Problem requirements: Report every line below that holds the word "matplotlib".

Record extracts:
━━━━━━━━

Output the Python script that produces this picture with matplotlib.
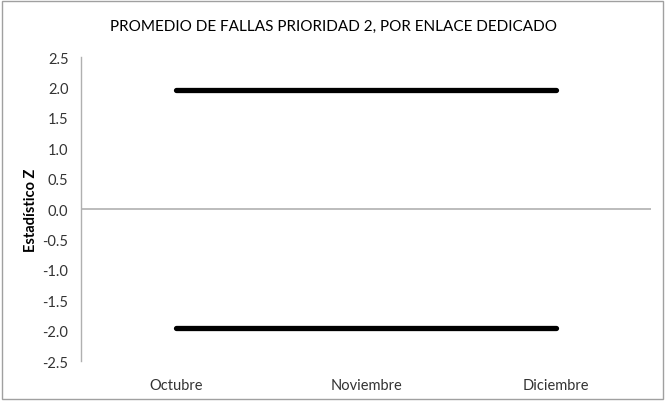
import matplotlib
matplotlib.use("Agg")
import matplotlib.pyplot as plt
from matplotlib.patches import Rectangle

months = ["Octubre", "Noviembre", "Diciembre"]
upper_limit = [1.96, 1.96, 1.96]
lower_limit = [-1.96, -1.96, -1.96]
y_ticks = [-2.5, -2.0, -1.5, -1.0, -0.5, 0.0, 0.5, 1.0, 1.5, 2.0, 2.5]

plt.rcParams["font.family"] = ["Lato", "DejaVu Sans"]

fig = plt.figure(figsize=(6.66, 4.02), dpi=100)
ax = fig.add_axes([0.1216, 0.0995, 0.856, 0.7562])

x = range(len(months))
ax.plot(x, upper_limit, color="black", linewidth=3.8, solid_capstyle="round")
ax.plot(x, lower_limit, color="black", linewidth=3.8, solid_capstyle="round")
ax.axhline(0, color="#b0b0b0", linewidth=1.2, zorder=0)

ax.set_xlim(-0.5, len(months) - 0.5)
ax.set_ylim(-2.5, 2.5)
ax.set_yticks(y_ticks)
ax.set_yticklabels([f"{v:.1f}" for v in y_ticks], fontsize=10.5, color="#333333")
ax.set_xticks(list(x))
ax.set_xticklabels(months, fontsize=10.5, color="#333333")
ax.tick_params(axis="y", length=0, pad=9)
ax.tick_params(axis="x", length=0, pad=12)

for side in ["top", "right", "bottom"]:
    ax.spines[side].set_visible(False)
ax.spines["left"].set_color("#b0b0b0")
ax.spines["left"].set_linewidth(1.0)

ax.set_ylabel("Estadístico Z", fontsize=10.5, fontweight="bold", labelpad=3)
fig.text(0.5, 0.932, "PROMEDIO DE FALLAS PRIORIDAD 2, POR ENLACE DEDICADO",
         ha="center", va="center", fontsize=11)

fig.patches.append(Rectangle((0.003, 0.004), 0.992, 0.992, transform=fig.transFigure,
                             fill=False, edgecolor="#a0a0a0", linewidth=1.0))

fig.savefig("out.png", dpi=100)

━━━━━━━━

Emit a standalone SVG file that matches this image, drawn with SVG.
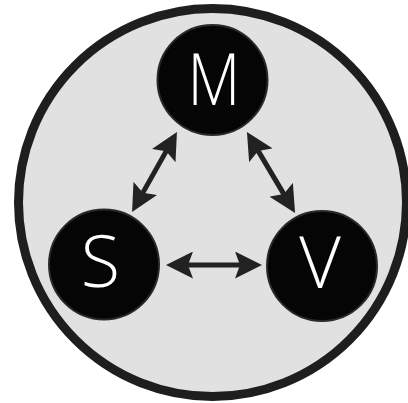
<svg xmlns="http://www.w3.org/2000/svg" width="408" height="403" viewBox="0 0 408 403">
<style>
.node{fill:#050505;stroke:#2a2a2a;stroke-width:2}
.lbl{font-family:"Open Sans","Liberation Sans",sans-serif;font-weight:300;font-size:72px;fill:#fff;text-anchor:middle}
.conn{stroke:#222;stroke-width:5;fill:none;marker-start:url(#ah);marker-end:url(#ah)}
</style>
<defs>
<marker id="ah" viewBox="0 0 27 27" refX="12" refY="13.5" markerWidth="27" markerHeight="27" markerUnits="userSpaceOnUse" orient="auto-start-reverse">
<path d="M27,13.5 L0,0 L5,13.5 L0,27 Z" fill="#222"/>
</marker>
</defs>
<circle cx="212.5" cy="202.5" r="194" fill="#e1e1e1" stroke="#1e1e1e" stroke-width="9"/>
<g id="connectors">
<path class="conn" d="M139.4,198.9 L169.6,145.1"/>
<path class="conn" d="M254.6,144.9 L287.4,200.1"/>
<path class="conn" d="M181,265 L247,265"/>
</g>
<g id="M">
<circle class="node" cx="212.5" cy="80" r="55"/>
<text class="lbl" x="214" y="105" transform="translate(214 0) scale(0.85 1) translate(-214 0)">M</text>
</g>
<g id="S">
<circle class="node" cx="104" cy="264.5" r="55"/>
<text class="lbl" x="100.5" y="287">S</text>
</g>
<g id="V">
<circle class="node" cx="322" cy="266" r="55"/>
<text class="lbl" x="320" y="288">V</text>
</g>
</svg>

━━━━━━━━

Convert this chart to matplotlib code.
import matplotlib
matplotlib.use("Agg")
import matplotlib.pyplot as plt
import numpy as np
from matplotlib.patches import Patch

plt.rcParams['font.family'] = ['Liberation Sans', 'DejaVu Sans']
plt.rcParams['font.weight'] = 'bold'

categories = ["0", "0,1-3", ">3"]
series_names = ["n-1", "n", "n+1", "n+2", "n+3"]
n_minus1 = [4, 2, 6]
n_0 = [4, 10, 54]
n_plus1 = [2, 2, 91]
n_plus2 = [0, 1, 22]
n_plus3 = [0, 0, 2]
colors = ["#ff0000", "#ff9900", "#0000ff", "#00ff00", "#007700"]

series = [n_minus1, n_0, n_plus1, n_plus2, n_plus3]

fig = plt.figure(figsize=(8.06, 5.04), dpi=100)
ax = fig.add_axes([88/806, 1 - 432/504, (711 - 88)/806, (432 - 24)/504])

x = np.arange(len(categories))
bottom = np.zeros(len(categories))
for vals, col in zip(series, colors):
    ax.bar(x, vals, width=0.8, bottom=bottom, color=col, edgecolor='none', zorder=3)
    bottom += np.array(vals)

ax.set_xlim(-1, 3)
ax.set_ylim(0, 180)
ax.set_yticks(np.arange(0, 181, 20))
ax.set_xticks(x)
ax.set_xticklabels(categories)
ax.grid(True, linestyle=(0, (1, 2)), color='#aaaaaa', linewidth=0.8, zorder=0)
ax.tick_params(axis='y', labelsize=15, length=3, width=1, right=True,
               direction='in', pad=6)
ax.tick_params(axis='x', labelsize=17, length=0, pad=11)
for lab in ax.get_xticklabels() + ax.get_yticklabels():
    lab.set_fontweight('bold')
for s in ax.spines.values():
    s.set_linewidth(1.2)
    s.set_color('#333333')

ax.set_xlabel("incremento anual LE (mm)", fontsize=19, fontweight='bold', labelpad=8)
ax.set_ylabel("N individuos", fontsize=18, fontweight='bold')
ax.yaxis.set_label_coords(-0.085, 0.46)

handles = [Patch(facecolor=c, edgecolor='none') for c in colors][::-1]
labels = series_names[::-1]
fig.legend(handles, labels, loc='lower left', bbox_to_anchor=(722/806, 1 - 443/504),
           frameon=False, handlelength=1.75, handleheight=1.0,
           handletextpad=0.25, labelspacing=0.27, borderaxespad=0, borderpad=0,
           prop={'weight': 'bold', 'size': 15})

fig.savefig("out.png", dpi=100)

━━━━━━━━

Answer to the problem:
Output the Python script that produces this picture with matplotlib.
import matplotlib
matplotlib.use("Agg")
import matplotlib.pyplot as plt
from matplotlib.patches import Rectangle
Convert this chart to matplotlib code.
import matplotlib
matplotlib.use("Agg")
import matplotlib.pyplot as plt
from matplotlib.patches import Patch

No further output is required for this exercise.